To do
Retype nothing but the lines from the start of the material up to and including the line with "plt.rcParams['font.family'] = ['Open". Pictures don't belong in the copy.

Charts and diagrams as code
================

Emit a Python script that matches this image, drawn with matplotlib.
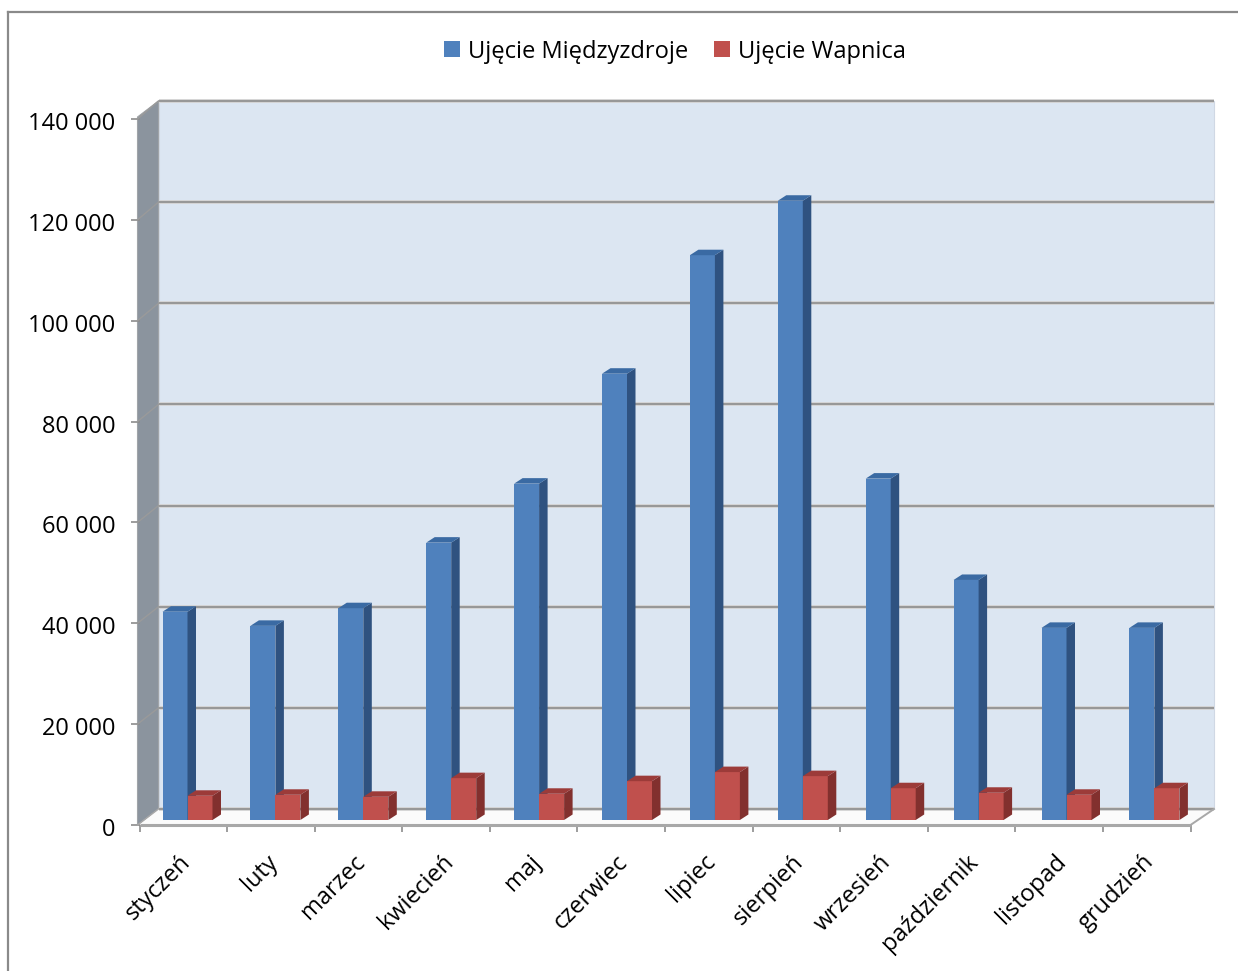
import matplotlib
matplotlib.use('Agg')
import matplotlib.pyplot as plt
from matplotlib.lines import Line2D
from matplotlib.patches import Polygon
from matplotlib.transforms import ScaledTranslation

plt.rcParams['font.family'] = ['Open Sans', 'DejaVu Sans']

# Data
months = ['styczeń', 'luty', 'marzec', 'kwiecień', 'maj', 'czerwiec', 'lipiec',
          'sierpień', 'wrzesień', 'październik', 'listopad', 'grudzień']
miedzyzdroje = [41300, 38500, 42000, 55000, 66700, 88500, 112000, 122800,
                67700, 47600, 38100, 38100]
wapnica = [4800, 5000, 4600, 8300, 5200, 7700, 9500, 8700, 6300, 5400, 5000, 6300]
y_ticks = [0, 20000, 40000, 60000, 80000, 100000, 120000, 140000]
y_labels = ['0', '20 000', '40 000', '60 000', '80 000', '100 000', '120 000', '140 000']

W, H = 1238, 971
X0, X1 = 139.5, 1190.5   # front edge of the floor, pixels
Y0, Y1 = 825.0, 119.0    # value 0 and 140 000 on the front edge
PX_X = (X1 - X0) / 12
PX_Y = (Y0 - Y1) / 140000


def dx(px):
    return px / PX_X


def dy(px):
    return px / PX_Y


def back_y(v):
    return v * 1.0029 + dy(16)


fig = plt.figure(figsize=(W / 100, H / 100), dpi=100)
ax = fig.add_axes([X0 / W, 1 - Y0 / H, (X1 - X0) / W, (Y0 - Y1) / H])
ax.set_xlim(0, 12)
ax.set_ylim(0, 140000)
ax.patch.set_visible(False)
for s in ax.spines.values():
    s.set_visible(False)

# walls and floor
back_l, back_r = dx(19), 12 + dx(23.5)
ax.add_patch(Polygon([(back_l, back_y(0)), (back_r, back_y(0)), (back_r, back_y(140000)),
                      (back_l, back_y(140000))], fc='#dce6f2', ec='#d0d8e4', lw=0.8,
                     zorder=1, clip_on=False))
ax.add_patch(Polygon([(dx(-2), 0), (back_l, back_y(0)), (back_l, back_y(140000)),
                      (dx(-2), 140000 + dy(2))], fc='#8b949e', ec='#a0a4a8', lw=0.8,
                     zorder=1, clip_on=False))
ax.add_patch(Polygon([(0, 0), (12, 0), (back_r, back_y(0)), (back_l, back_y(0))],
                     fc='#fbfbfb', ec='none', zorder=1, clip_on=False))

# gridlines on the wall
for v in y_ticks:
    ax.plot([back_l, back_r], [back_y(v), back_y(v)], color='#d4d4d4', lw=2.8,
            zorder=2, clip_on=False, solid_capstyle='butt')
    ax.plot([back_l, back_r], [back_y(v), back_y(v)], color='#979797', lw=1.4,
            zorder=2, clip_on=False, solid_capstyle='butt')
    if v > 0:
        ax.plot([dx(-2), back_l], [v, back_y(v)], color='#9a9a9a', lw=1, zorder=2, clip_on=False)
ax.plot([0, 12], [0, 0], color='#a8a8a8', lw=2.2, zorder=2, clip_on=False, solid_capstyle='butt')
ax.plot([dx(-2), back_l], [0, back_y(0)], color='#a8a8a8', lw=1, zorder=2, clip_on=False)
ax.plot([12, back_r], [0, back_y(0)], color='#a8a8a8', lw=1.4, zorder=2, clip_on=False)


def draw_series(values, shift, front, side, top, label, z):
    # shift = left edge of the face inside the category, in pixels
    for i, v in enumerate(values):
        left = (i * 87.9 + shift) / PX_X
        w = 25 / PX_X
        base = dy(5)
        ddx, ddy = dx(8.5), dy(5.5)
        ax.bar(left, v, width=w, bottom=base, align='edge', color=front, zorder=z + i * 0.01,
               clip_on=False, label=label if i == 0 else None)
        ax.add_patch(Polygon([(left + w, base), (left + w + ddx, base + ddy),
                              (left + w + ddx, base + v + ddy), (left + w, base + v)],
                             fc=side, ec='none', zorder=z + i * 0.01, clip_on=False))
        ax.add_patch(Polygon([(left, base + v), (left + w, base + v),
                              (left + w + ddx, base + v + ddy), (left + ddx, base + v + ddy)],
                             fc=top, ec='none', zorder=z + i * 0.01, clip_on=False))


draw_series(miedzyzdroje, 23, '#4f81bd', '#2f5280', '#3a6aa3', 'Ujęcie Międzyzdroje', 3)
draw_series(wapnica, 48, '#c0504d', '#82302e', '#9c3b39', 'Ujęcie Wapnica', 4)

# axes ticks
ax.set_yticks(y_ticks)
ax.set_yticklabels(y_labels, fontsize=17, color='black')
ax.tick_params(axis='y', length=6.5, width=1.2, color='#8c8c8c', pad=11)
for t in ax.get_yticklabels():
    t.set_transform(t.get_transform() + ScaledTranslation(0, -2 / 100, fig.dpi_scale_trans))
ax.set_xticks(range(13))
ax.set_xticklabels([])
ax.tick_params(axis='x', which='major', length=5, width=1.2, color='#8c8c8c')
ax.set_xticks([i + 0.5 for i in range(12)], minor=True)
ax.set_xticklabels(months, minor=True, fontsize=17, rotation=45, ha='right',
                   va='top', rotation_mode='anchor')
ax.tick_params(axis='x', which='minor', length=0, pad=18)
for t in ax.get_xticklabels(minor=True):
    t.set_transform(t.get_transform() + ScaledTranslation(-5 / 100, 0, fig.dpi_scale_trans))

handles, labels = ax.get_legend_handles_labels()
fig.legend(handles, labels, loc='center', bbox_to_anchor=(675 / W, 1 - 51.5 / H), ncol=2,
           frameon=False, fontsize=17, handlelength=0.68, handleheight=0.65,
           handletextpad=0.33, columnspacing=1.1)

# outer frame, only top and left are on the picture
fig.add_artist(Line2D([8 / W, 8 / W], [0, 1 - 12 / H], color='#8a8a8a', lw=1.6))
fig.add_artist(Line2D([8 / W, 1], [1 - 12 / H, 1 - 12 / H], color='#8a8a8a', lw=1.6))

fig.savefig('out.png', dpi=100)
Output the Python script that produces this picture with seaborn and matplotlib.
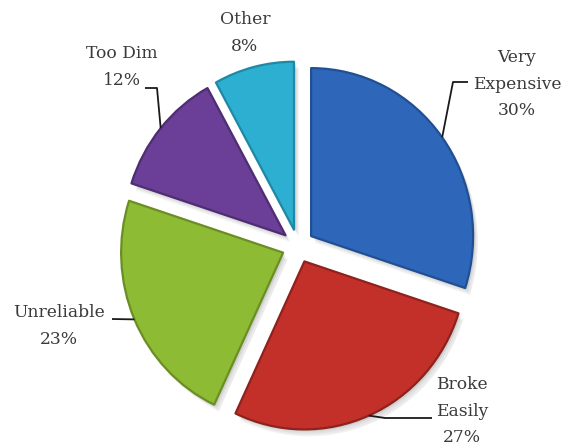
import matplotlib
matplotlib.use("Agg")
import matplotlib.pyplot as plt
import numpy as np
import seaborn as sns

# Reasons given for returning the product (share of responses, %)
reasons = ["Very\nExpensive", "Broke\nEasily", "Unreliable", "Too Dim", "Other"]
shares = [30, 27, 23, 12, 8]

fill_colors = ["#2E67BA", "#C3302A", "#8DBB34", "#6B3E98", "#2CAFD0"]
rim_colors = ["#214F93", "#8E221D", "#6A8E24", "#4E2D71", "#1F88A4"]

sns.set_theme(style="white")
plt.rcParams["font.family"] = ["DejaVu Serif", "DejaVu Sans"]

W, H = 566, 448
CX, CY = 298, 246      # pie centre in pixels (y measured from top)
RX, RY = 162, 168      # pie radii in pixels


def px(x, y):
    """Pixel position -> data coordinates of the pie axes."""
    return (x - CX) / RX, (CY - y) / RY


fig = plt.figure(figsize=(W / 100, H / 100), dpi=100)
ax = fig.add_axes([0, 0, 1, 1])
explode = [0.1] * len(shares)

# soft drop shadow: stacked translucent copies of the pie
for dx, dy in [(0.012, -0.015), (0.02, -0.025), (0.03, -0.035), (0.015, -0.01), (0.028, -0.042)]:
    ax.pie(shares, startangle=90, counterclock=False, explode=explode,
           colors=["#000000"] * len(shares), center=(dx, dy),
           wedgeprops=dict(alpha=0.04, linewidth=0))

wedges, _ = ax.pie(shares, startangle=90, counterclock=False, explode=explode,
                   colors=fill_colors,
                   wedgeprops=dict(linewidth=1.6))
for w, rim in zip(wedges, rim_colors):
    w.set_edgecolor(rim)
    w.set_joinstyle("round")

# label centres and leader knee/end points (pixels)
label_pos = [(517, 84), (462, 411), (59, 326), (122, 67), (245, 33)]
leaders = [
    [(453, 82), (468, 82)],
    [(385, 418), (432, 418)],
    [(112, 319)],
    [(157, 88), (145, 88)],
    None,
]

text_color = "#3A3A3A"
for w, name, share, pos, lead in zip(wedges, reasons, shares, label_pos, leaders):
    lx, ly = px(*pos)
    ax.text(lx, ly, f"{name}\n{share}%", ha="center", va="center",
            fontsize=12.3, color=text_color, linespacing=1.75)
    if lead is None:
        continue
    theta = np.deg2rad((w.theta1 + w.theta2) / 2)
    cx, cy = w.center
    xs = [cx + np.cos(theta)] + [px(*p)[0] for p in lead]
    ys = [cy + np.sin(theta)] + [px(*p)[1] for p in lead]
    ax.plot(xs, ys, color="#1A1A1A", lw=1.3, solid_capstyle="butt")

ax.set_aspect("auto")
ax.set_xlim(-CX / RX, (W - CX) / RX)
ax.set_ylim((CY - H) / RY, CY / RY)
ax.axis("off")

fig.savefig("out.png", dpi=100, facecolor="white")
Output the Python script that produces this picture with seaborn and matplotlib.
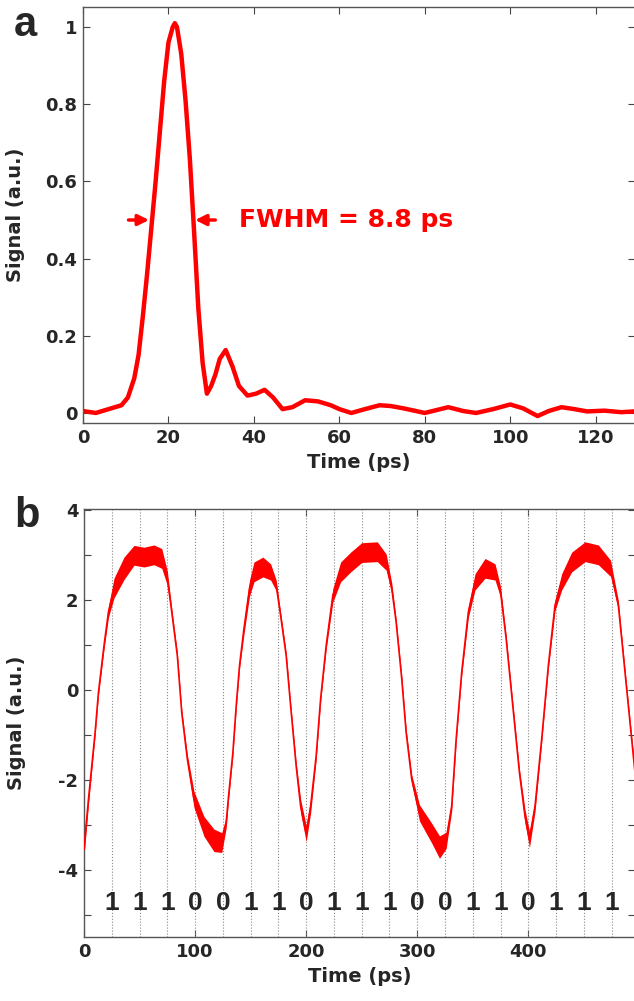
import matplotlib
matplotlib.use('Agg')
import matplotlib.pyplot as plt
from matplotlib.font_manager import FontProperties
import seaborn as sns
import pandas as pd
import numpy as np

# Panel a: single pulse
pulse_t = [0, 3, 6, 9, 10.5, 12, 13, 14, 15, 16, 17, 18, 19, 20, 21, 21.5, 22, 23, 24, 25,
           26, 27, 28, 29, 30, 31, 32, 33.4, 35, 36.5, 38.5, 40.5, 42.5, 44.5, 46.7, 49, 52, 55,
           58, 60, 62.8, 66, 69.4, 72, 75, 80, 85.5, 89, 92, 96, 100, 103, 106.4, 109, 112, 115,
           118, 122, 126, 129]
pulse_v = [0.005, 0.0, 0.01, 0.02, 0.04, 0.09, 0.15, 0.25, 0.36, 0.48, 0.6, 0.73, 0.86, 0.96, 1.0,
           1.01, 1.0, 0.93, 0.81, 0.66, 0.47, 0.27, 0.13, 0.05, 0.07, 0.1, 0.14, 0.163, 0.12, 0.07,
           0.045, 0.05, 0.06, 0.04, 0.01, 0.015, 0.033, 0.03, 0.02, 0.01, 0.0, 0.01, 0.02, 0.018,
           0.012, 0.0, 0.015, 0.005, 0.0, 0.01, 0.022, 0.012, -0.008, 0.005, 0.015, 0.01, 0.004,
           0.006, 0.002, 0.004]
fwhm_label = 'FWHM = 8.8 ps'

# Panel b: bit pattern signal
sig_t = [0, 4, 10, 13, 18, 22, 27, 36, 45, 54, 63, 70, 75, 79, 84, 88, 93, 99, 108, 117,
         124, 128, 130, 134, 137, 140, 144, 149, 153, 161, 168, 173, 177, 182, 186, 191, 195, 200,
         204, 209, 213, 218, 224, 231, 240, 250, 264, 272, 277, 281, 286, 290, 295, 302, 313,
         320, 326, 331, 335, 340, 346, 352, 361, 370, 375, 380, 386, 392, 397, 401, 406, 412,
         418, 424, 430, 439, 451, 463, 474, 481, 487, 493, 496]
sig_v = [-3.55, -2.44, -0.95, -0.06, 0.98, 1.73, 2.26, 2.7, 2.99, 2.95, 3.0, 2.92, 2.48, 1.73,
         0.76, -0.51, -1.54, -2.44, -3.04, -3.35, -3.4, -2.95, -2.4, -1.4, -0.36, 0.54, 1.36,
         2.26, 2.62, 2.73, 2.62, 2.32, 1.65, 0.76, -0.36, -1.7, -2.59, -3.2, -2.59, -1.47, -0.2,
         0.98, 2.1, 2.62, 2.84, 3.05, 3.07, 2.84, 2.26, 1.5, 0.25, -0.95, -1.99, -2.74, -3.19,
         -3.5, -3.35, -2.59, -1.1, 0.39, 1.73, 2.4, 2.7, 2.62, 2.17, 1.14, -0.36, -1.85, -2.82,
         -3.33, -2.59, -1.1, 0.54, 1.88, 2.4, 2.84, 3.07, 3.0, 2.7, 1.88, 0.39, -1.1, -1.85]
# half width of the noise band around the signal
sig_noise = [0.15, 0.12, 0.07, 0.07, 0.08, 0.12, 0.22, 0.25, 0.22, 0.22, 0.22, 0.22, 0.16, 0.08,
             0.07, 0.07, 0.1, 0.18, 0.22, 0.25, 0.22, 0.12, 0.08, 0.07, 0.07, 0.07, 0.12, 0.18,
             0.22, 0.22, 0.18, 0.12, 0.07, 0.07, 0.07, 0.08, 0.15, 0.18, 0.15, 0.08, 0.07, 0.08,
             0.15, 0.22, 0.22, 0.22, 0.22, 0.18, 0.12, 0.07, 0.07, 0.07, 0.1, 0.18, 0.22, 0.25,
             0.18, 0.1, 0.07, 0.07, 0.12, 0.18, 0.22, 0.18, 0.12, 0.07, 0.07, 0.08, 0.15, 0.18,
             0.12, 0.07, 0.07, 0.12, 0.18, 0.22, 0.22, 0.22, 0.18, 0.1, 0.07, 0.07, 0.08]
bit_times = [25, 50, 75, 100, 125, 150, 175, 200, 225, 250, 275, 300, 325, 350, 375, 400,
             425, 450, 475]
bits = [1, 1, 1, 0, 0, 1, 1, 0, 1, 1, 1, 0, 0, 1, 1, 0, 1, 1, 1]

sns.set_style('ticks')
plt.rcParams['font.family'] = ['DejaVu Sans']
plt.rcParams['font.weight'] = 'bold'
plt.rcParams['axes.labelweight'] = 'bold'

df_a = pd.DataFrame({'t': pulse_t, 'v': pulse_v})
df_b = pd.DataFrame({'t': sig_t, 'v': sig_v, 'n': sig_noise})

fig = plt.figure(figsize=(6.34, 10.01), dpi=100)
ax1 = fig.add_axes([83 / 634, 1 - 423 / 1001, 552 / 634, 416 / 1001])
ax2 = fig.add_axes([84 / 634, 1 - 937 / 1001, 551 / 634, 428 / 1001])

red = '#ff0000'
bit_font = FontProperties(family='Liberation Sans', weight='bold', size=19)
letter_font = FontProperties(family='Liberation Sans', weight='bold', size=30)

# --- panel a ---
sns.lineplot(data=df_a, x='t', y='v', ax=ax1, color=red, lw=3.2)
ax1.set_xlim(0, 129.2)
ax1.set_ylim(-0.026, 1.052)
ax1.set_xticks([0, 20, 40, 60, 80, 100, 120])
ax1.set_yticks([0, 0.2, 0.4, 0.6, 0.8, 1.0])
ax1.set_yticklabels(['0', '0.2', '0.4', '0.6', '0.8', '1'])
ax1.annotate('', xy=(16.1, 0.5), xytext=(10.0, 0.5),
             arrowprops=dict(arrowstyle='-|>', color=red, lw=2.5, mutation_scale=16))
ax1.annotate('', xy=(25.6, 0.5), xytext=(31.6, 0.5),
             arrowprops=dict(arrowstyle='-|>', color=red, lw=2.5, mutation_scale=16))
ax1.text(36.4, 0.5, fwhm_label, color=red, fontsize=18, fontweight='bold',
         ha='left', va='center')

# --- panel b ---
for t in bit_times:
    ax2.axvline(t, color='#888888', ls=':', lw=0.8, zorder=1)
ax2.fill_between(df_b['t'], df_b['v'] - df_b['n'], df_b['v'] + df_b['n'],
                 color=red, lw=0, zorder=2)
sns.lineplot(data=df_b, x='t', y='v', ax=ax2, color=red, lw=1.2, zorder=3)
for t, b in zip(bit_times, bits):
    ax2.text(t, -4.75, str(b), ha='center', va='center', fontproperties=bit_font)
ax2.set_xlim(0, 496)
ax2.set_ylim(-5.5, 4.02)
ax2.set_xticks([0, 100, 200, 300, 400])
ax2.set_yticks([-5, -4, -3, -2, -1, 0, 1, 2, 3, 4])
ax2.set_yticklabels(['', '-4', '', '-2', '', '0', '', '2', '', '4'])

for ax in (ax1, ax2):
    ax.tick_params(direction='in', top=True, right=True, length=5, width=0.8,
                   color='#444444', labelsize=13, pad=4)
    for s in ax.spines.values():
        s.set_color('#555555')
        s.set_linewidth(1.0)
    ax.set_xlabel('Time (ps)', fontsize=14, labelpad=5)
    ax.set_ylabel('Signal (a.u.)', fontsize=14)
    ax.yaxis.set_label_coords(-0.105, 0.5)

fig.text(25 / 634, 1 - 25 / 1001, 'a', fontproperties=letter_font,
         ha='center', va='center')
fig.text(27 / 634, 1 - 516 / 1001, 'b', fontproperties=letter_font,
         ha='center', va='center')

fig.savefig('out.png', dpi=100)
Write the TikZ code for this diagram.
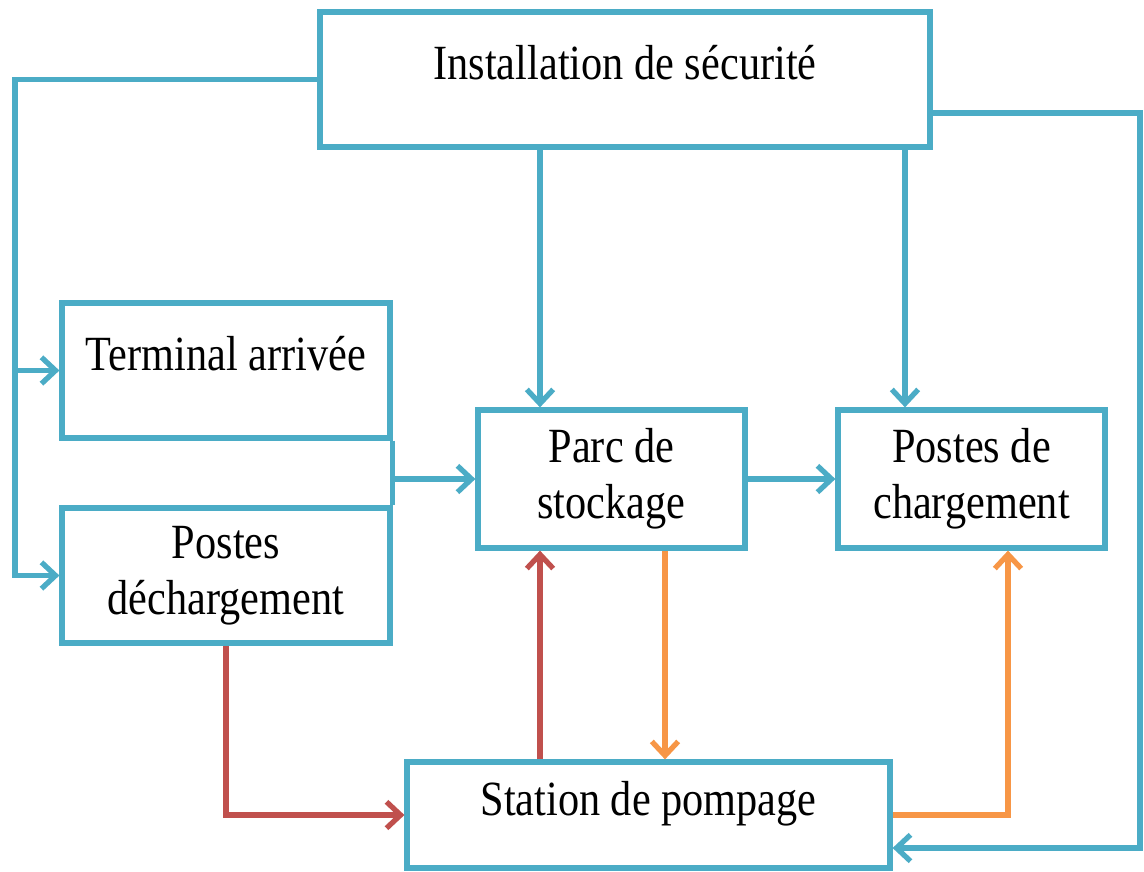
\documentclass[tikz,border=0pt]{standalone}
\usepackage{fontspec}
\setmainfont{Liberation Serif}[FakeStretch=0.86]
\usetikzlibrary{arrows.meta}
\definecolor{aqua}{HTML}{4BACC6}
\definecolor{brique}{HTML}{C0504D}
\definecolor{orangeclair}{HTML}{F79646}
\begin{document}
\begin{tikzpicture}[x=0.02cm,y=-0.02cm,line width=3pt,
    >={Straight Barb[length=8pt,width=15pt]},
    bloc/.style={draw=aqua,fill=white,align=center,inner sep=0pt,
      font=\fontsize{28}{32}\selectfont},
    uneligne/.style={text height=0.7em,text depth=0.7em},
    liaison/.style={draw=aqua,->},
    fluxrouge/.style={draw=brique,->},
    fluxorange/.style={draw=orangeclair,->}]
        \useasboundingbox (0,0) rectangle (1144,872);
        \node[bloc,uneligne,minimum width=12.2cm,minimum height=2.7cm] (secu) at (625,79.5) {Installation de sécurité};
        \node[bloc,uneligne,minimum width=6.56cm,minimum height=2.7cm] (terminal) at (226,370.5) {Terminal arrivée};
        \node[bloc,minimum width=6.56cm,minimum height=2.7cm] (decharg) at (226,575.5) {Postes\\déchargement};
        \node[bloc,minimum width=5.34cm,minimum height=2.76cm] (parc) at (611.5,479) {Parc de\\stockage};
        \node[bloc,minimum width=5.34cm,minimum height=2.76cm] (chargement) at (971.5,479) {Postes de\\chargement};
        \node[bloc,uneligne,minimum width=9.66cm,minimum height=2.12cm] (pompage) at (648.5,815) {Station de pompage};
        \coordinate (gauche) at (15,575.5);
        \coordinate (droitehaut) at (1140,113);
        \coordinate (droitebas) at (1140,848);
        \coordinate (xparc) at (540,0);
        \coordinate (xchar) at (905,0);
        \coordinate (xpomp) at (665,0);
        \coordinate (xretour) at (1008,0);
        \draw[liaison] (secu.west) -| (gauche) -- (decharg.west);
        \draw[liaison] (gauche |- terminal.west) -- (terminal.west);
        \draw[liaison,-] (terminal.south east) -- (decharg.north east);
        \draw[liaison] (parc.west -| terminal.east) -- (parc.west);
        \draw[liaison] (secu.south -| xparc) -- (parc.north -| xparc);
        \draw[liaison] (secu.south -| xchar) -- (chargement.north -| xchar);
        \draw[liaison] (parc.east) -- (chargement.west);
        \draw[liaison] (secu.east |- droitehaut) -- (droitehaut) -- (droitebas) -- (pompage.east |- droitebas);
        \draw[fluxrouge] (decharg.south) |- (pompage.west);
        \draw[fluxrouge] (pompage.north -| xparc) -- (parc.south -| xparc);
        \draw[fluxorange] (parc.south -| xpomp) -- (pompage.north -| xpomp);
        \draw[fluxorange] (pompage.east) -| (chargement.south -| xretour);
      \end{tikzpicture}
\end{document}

================

Written answer
Emit a Python script that matches this image, drawn with matplotlib.
import matplotlib
matplotlib.use('Agg')
import matplotlib.pyplot as plt
from matplotlib.lines import Line2D
from matplotlib.patches import Polygon
from matplotlib.transforms import ScaledTranslation

plt.rcParams['font.family'] = ['Open Sans', 'DejaVu Sans']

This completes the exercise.